Exoplanet Aliens 'Harder to Find than Expected'
The search for life on exoplanets will be much harder than believed because the test used to find aliens can produce a false positive result, astronomers have warned.
Scientists with the University of Toronto Scarborough said that the search for life outside our solar system would be hindered by the method used to find biosignatures – the presence of multiple potentially life-giving chemicals such as methane and oxygen in an exoplanet's atmosphere.
Lead author Hanno Rein said the biosignatures could be found on lifeless planets with lifeless moons.
"You wouldn't be able to distinguish between them because they are so far away that you would see both in one spectrum," he said.
"A telescope would need to be unrealistically large, something 100 metres in size and it would have to be built in space. This telescope does not exist, and there are no plans to build one any time soon."
There are more than 1,700 known exoplanets but scientists have estimated that there could be more than a billion in the Milky Way alone.
Scientists look for liquid water by estimating a planet's size and temperature. The presence of water is seen as one criterion a planet needs to sustain life.

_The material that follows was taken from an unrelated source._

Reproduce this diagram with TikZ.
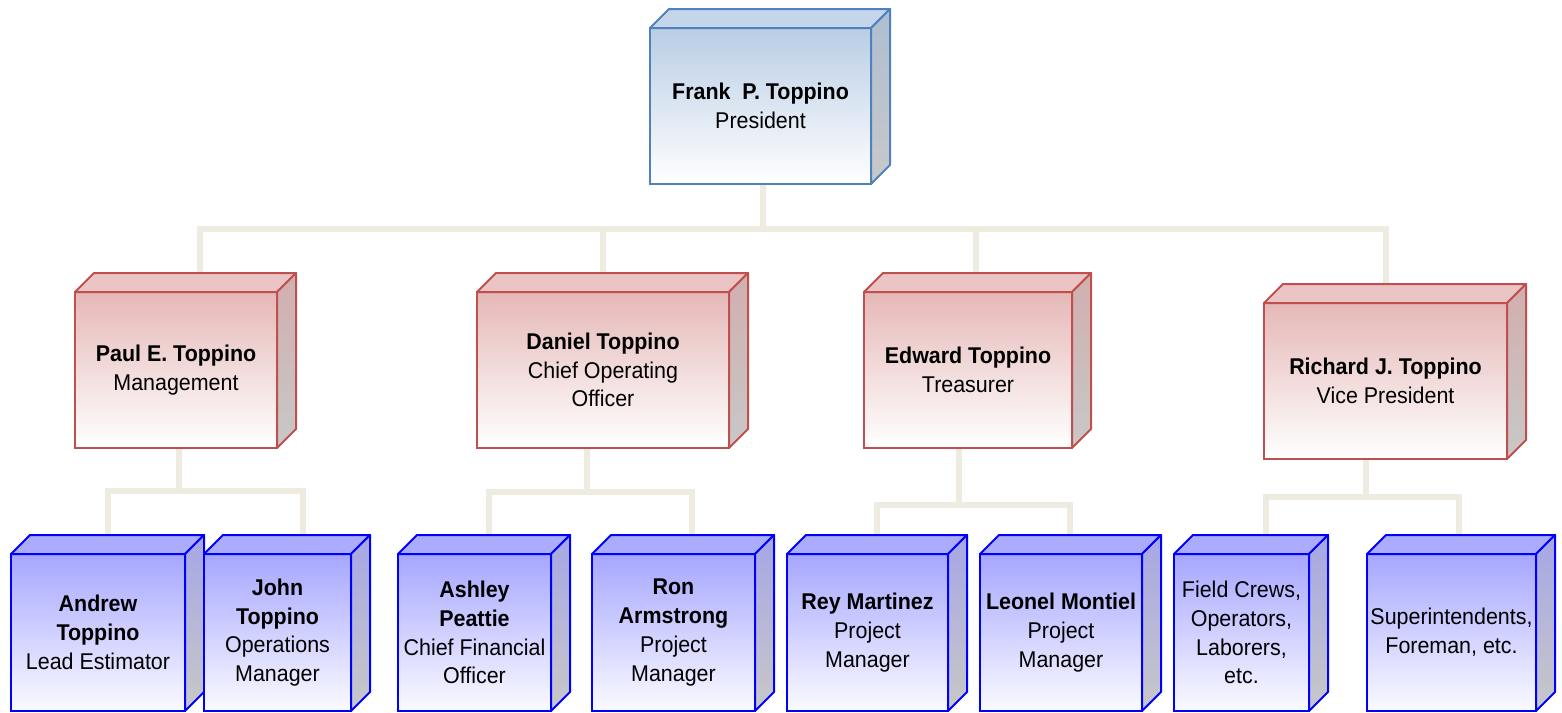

While astronomers can hypothesise the atmosphere of exoplanets, they cannot make any conclusive observations with the technology that currently exists, Rein said.
The search for alien life would be difficult but not impossible.
He said astronomers should look for aliens inside our solar system before venturing out to exoplanets. "We should make sure we are looking at the right objects," he explained.
"As for exoplanets we want to broaden the search and study planets around stars that are cooler and fainter than our own sun. One example is the recently discovered planet Kepler-186f, which is orbiting an M-dwarf star.
"There are plenty of reasons to be optimistic that we will find hints of extraterrestrial life within the next few decades, just maybe not on an Earth-like planet around a Sun-like star."